3. My ultimate goal: To read Yu Hua's To Live in Chinese. 

Have you read any books about China? What are your favorites? What's on your summer's "to-read" list?

4 comments:

Autumn said...

More reading! I did like "River Town, although I felt like Peter lacked empathy in some of his anecdotes. But I learned more about my in-laws parenting than I did anywhere else, though, as usual, too damned late. ;)

I read most of Amy Tan's work, but I never found anything comparable to "The Joy Luck Club"

Everything else I will have to put on Goodreads! thanks!

rosieinbj said...

@Marta, thanks so much for the book recommendation in Chinese. Let me know if you think of anything else!

@Autumn, interesting that you found Hessler lacking in empathy. I read the book so long ago that I don't remember. I do think living in Asia hardens some people. I suppose I may even be guilty of it myself because I'm afraid of carrying the weight of the world on my shoulders. I've seen and heard a lot of sad things in my time here.

Anonymous said...

WOW. What a list! You have done quite a lot of Chinese reading, Rosie! I'm totally put to shame by you.

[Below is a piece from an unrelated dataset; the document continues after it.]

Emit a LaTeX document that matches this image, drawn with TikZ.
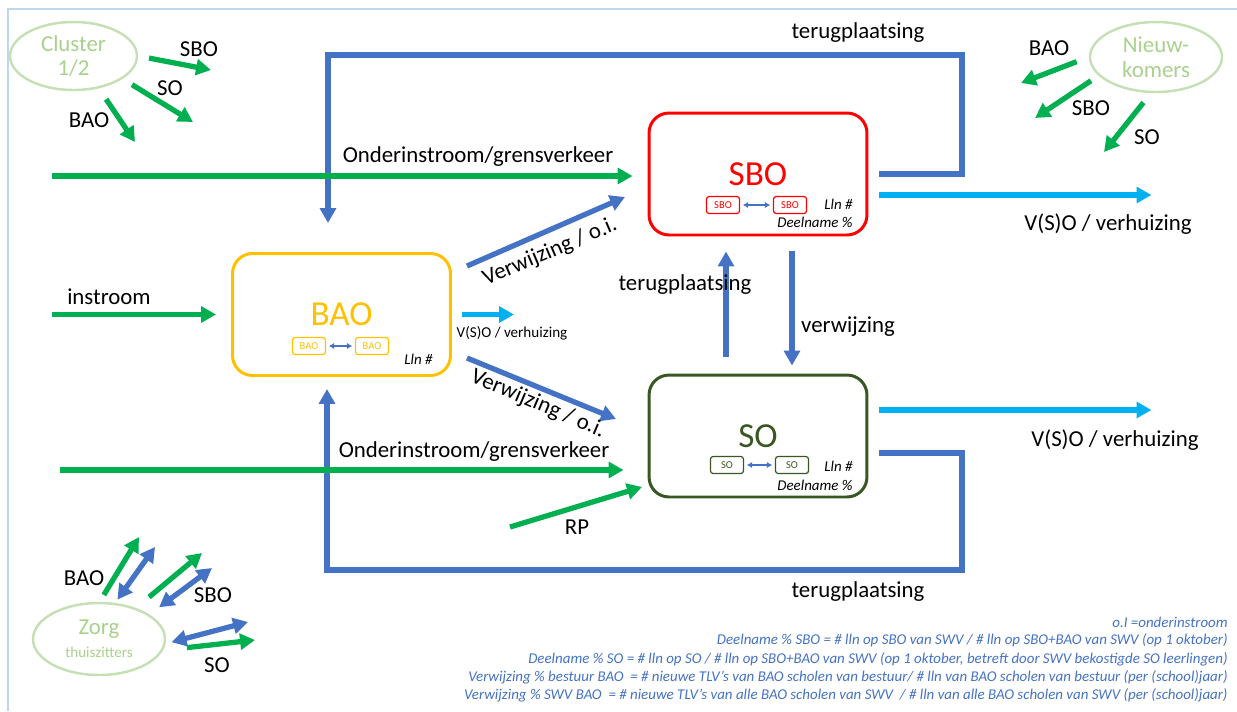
\documentclass[tikz,border=0pt]{standalone}
\usepackage{fontspec}
\setmainfont{Carlito}
\usetikzlibrary{arrows.meta,shapes.geometric,positioning}
\definecolor{groen}{HTML}{00B050}
\definecolor{blauw}{HTML}{4472C4}
\definecolor{lichtblauw}{HTML}{00B0F0}
\definecolor{lichtgroen}{HTML}{C5E0B4}
\definecolor{tekstgroen}{HTML}{A9D18E}
\definecolor{rood}{HTML}{FF0000}
\definecolor{geel}{HTML}{FFC000}
\definecolor{donkergroen}{HTML}{385723}
\definecolor{kader}{HTML}{BDD7EE}

\begin{document}
\begin{tikzpicture}[x=0.02cm,y=-0.02cm,
	pijl/.style={line width=3pt,-{Triangle[length=8.5pt,width=9pt]}},
	dubbel/.style={line width=3pt,{Triangle[length=8.5pt,width=9pt]}-{Triangle[length=8.5pt,width=9pt]}},
	klein/.style={blauw,line width=1pt,shorten <=1.5pt,shorten >=1.5pt,{Latex[length=3pt,width=3.5pt]}-{Latex[length=3pt,width=3.5pt]}},
	lbl/.style={font=\fontsize{13}{15}\selectfont},
	school/.style={draw,line width=1.7pt,rounded corners=0.4cm,minimum width=4.36cm,minimum height=2.44cm,font=\fontsize{20}{24}\selectfont},
	mini/.style={draw,line width=0.7pt,rounded corners=1.5pt,minimum width=0.66cm,minimum height=0.34cm,inner sep=0pt,font=\fontsize{6}{7}\selectfont},
	kengetal/.style={font=\fontsize{8.5}{10}\selectfont\itshape,inner sep=0pt,anchor=east},
	groep/.style={ellipse,draw=lichtgroen,line width=1.4pt,text=tekstgroen,align=center,inner sep=0pt,font=\fontsize{13}{14}\selectfont},
	noot/.style={font=\fontsize{8.5}{10}\selectfont\itshape,text=blauw,anchor=east,inner sep=0pt}]
	\useasboundingbox (0,0) rectangle (1237,711);
	\draw[kader,line width=1.2pt] (8,711) -- (8,9) -- (1237,9);
	%%
	\node[school,draw=rood,text=rood] (sbo) at (758,174) {SBO};
	\node[school,draw=geel,text=geel] (bao) at (341.5,314.5) {BAO};
	\node[school,draw=donkergroen,text=donkergroen] (so) at (758,436) {SO};
	%%
	\node[mini,draw=rood,text=rood] (sbo1) at (723,205) {SBO};
	\node[mini,draw=rood,text=rood] (sbo2) at (790,205) {SBO};
	\draw[klein] (sbo1) -- (sbo2);
	\node[kengetal] (sbolln) at (853,204) {Lln \#};
	\node[kengetal] (sbodeel) at (853,222) {Deelname \%};
	\node[mini,draw=geel,text=geel] (bao1) at (309,346) {BAO};
	\node[mini,draw=geel,text=geel] (bao2) at (372,346) {BAO};
	\draw[klein] (bao1) -- (bao2);
	\node[kengetal] (baolln) at (433,359) {Lln \#};
	\node[mini,draw=donkergroen,text=donkergroen] (so1) at (727,465) {SO};
	\node[mini,draw=donkergroen,text=donkergroen] (so2) at (792,465) {SO};
	\draw[klein] (so1) -- (so2);
	\node[kengetal] (solln) at (853,466) {Lln \#};
	\node[kengetal] (sodeel) at (853,485) {Deelname \%};
	%%
	\node[groep,minimum width=2.54cm,minimum height=1.36cm] (cluster) at (73.5,56) {Cluster\\1/2};
	\node[groep,minimum width=2.64cm,minimum height=1.4cm] (nieuw) at (1156,57) {Nieuw-\\komers};
	\node[groep,minimum width=2.64cm,minimum height=1.44cm] (zorg) at (99,639) {Zorg\\[-1pt]{\fontsize{8.6}{10}\selectfont thuiszitters}};
	%%
	\coordinate (clsbo) at (211,70);
	\coordinate (clso) at (193,122);
	\coordinate (clbao) at (135,142);
	\draw[pijl,groen,shorten <=0.22cm] (cluster.0) -- (clsbo);
	\draw[pijl,groen,shorten <=0.22cm] (cluster.-25) -- (clso);
	\draw[pijl,groen,shorten <=0.26cm] (cluster.-52) -- (clbao);
	\node[lbl] (clsbotxt) at (199,49) {SBO};
	\node[lbl] (clsotxt) at (170,88) {SO};
	\node[lbl] (clbaotxt) at (89,120) {BAO};
	%%
	\coordinate (nkbao) at (1021,83);
	\coordinate (nksbo) at (1035,118);
	\coordinate (nkso) at (1104,152);
	\draw[pijl,groen,shorten <=0.26cm] (nieuw.180) -- (nkbao);
	\draw[pijl,groen,shorten <=0.18cm] (nieuw.-162) -- (nksbo);
	\draw[pijl,groen,shorten <=0.24cm] (nieuw.-98) -- (nkso);
	\node[lbl] (nkbaotxt) at (1049,48) {BAO};
	\node[lbl] (nksbotxt) at (1091,108) {SBO};
	\node[lbl] (nksotxt) at (1147,137) {SO};
	%%
	\coordinate (zgbao) at (139,537);
	\coordinate (zgbaot) at (155,547);
	\coordinate (zgsbo) at (202,553);
	\coordinate (zgsbot) at (212,568);
	\coordinate (zgsot) at (248,622);
	\coordinate (zgso) at (255,640);
	\draw[pijl,groen,shorten <=0.16cm] (zorg.89) -- (zgbao);
	\draw[dubbel,blauw,shorten <=0.08cm] (zorg.66) -- (zgbaot);
	\draw[pijl,groen,shorten <=0.34cm] (zorg.40) -- (zgsbo);
	\draw[dubbel,blauw,shorten <=0.24cm] (zorg.26) -- (zgsbot);
	\draw[dubbel,blauw,shorten <=0.12cm] (zorg.-4) -- (zgsot);
	\draw[pijl,groen,shorten <=0.48cm] (zorg.-10) -- (zgso);
	\node[lbl] (zgbaotxt) at (84,578) {BAO};
	\node[lbl] (zgsbotxt) at (213,595) {SBO};
	\node[lbl] (zgsotxt) at (217,665) {SO};
	%%
	\draw[pijl,blauw] ([xshift=0.22cm]sbo.east) -| (962,55) -| ([shift={(-0.27cm,0.58cm)}]bao.north);
	\node[lbl] (terug1) at (858,33) {terugplaatsing};
	\draw[pijl,blauw] ([shift={(0.22cm,-0.34cm)}]so.east) -| (962,570) -| ([shift={(-0.29cm,-0.24cm)}]bao.south);
	\node[lbl] (terug2) at (858,592) {terugplaatsing};
	\draw[pijl,blauw,shorten <=0.34cm,shorten >=0.3cm] ([xshift=-0.64cm]so.north) -- ([xshift=-0.64cm]sbo.south);
	\node[lbl] (terug3) at (685,285) {terugplaatsing};
	\draw[pijl,blauw,shorten <=0.3cm,shorten >=0.16cm] ([xshift=0.68cm]sbo.south) -- ([xshift=0.68cm]so.north);
	\node[lbl] (verw) at (848,327) {verwijzing};
	%%
	\coordinate (vw1a) at (467,266);
	\coordinate (vw1b) at (625,197);
	\coordinate (vw2a) at (467,358);
	\coordinate (vw2b) at (616,419);
	\draw[pijl,blauw] (vw1a) -- (vw1b);
	\draw[pijl,blauw] (vw2a) -- (vw2b);
	\node[lbl,rotate=23,inner sep=0.5pt] (verw1) at (550,252) {Verwijzing / o.i.};
	\node[lbl,rotate=-23,inner sep=0.5pt] (verw2) at (538,404) {Verwijzing / o.i.};
	%%
	\draw[pijl,lichtblauw] ([shift={(0.22cm,-0.42cm)}]sbo.east) -- ++(272,0);
	\node[lbl] (vso1) at (1108,224) {V(S)O / verhuizing};
	\draw[pijl,lichtblauw] ([shift={(0.22cm,0.52cm)}]so.east) -- ++(272,0);
	\node[lbl] (vso2) at (1115,440) {V(S)O / verhuizing};
	\draw[pijl,lichtblauw] ([xshift=0.2cm]bao.east) -- ++(52,0);
	\node[font=\fontsize{8.6}{10}\selectfont] (vso3) at (512,333) {V(S)O / verhuizing};
	%%
	\coordinate (in1) at (52,176);
	\coordinate (in2) at (52,314.5);
	\coordinate (in3) at (60,470);
	\coordinate (rp) at (510,527);
	\coordinate (rpend) at (642,487);
	\draw[pijl,groen,shorten >=0.3cm] (in1) -- (in1 -| sbo.west);
	\node[lbl] (oi1) at (478,157) {Onderinstroom/grensverkeer};
	\draw[pijl,groen,shorten >=0.3cm] (in2) -- (bao.west);
	\node[lbl] (instr) at (109,297) {instroom};
	\draw[pijl,groen,shorten >=0.48cm] (in3) -- (in3 -| so.west);
	\node[lbl] (oi2) at (474,452) {Onderinstroom/grensverkeer};
	\draw[pijl,groen] (rp) -- (rpend);
	\node[lbl] (rptxt) at (577,527) {RP};
	%%
	\node[noot] (noot1) at (1228,622) {o.I =onderinstroom};
	\node[noot] (noot2) at (1228,640) {Deelname \% SBO = \# lln op SBO van SWV / \# lln op SBO+BAO van SWV (op 1 oktober)};
	\node[noot] (noot3) at (1228,659) {Deelname \% SO = \# lln op SO / \# lln op SBO+BAO van SWV (op 1 oktober, betreft door SWV bekostigde SO leerlingen)};
	\node[noot] (noot4) at (1228,677) {Verwijzing \% bestuur BAO \ = \# nieuwe TLV’s van BAO scholen van bestuur/ \# lln van BAO scholen van bestuur (per (school)jaar)};
	\node[noot] (noot5) at (1228,695) {Verwijzing \% SWV BAO \ = \# nieuwe TLV’s van alle BAO scholen van SWV \ / \# lln van alle BAO scholen van SWV (per (school)jaar)};
\end{tikzpicture}
\end{document}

I think for my next read I'm definitely going to choose a book from your selection here. So many choices!

I saw the movie "To Live," but I never read the book. That movie has haunted me for years--it's such a powerful story, but my god is it depressing. China has been through so much.

Have you read any of Mo Yan's works yet? I was in China when he won the nobel prize for writing so he was quite hyped up, but I never read any of his works.

rosieinbj said...

@Mary, I read a lot! I've read a lot of books about China and also a surprising number on India (I'm a little obsessed with India and Indian culture).

I was actually thinking of putting Mo Yan on my "to read" list. I haven't read anything by him yet.

I haven't seen the movie "To Live." I actually should make an effort to watch more Chinese movies, too.